> **YOUR INSTRUCTIONS**
For each line of the data below that holds "this", copy the line.

── EXERCISE INPUT ──

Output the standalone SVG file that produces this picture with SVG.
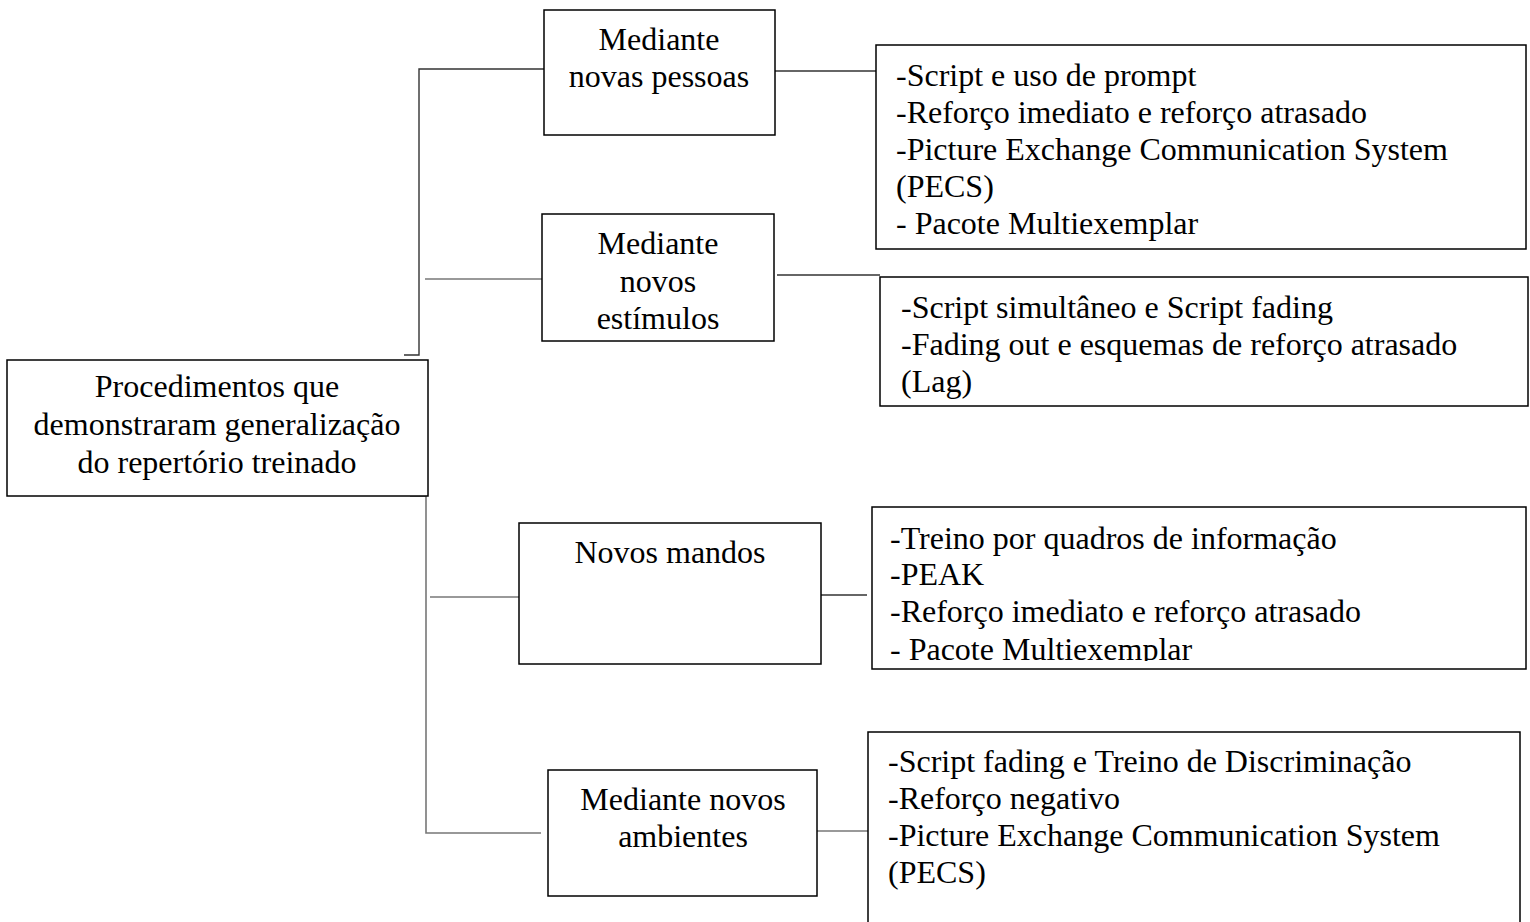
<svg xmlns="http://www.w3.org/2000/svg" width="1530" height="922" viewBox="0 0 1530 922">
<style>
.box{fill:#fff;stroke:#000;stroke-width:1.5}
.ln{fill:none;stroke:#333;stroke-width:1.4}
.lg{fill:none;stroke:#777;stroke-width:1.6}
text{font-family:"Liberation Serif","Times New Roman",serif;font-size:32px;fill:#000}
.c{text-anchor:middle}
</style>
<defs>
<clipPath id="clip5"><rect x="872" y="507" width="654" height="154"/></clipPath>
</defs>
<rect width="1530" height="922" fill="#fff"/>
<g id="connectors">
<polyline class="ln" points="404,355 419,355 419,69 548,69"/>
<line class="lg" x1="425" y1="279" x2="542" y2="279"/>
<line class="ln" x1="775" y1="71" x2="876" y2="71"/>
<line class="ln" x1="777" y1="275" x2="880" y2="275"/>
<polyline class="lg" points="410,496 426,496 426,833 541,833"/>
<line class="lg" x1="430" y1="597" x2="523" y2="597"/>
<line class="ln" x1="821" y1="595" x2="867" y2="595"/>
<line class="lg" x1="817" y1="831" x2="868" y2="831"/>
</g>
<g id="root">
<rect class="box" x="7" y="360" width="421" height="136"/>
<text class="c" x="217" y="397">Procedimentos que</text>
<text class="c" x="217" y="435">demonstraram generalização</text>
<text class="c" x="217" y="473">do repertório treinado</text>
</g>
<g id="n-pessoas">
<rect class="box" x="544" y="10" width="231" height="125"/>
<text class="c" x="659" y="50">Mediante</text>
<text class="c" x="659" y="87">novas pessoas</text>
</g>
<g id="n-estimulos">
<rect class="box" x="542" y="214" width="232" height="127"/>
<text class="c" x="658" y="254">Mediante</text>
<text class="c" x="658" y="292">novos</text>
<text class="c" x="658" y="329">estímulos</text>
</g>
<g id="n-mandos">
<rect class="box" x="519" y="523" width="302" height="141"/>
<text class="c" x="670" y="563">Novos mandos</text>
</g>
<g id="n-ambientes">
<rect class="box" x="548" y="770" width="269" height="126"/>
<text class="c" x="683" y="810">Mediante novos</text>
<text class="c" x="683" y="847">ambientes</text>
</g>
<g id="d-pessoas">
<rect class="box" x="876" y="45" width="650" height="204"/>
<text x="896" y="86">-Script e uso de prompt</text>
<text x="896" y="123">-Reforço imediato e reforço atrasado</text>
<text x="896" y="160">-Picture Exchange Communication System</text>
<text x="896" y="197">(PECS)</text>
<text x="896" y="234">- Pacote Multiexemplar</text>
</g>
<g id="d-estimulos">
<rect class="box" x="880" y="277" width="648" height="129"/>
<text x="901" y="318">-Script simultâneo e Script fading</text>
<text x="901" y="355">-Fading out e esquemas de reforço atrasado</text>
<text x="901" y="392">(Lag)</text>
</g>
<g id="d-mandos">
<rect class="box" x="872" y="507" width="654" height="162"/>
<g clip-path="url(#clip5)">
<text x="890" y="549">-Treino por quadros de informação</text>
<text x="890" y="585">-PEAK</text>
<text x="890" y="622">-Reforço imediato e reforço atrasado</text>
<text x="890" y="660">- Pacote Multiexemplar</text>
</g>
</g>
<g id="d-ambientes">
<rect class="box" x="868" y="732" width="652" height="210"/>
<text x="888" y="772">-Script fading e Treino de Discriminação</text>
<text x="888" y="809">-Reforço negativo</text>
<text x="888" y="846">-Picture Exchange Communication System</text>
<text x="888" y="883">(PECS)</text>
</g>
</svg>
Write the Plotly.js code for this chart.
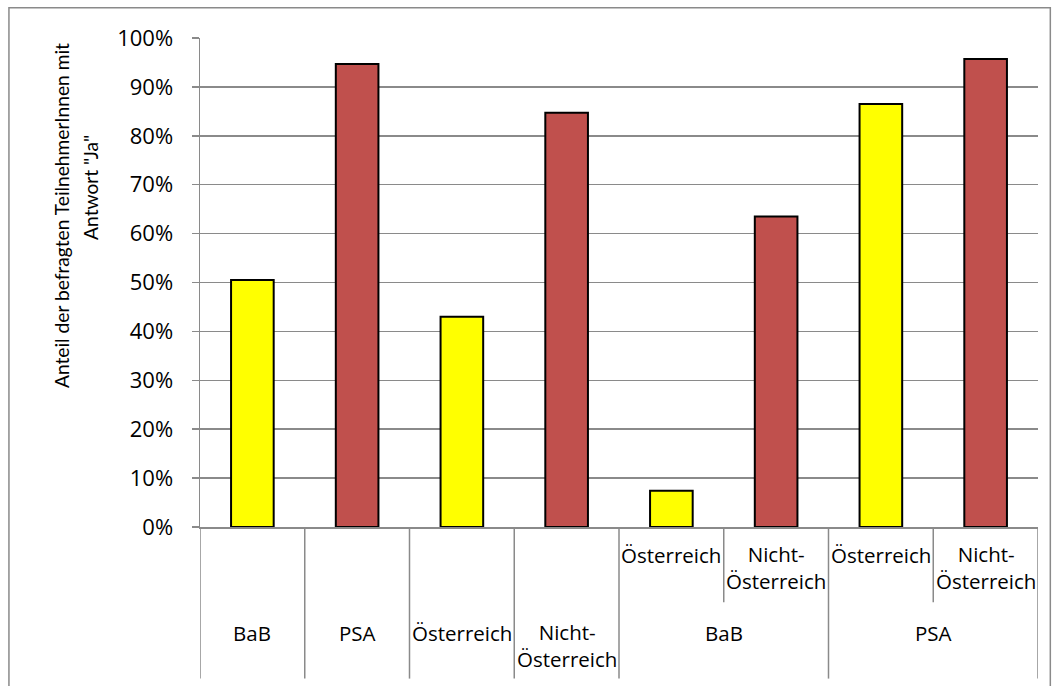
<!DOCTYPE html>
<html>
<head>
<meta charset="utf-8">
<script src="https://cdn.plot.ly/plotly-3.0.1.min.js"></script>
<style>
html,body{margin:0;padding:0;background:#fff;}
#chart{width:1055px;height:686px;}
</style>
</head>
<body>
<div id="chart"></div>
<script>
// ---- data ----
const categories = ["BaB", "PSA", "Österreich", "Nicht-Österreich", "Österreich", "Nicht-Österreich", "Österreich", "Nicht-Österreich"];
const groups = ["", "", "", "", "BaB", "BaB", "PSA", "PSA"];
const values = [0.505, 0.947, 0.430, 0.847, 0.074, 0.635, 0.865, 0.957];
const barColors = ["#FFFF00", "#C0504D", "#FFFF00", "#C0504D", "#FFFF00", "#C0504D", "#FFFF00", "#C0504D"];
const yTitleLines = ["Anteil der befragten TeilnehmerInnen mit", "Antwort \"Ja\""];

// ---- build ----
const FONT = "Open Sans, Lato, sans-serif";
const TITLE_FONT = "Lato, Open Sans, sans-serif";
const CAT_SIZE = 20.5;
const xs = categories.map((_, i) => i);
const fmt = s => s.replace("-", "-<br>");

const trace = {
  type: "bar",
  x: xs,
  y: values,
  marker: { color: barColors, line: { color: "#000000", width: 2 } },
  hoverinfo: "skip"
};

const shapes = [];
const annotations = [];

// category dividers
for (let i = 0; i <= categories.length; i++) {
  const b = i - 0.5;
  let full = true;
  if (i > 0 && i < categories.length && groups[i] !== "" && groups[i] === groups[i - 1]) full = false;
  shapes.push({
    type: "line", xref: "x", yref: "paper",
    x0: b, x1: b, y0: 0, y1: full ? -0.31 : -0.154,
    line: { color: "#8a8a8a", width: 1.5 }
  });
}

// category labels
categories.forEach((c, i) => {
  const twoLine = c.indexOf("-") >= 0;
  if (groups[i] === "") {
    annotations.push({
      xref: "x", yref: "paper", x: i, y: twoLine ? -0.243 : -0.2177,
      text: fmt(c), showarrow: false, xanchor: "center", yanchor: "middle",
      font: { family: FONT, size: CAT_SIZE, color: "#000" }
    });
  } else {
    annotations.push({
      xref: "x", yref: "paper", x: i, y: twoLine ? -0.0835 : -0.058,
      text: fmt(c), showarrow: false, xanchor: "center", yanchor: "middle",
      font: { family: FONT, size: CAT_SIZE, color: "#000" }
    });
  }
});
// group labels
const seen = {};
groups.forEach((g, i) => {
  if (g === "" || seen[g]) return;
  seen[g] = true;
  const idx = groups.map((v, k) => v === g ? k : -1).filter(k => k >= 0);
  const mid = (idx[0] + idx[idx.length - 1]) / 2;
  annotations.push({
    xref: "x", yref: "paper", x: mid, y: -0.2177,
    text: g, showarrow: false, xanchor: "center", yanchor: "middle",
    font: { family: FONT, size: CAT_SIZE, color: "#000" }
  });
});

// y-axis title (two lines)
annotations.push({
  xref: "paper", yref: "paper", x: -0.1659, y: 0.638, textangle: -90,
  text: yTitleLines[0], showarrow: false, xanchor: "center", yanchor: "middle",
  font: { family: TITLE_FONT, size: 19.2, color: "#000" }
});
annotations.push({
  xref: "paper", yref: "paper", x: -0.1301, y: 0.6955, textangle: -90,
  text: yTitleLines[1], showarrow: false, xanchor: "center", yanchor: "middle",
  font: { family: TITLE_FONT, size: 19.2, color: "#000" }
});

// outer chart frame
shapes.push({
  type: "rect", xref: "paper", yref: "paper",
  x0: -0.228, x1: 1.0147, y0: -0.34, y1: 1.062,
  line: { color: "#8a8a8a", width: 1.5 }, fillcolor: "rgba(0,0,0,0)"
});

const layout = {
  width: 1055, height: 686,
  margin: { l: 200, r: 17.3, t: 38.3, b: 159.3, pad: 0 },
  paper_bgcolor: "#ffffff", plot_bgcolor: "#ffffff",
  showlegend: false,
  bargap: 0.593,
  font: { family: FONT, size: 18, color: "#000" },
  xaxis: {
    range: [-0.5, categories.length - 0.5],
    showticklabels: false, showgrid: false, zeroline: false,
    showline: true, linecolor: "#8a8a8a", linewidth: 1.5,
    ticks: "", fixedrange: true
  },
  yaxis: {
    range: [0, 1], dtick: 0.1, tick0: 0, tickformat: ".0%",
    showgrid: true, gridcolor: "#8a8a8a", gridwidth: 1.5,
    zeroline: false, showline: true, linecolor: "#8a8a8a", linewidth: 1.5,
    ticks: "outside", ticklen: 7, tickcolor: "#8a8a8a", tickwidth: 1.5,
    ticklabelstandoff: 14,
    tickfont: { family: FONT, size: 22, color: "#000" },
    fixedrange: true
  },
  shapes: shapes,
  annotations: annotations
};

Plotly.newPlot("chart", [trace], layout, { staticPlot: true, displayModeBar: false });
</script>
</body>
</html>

───

> **RESPONSE**
Output the standalone SVG file that produces this picture with SVG.
Write the Plotly.js code for this chart.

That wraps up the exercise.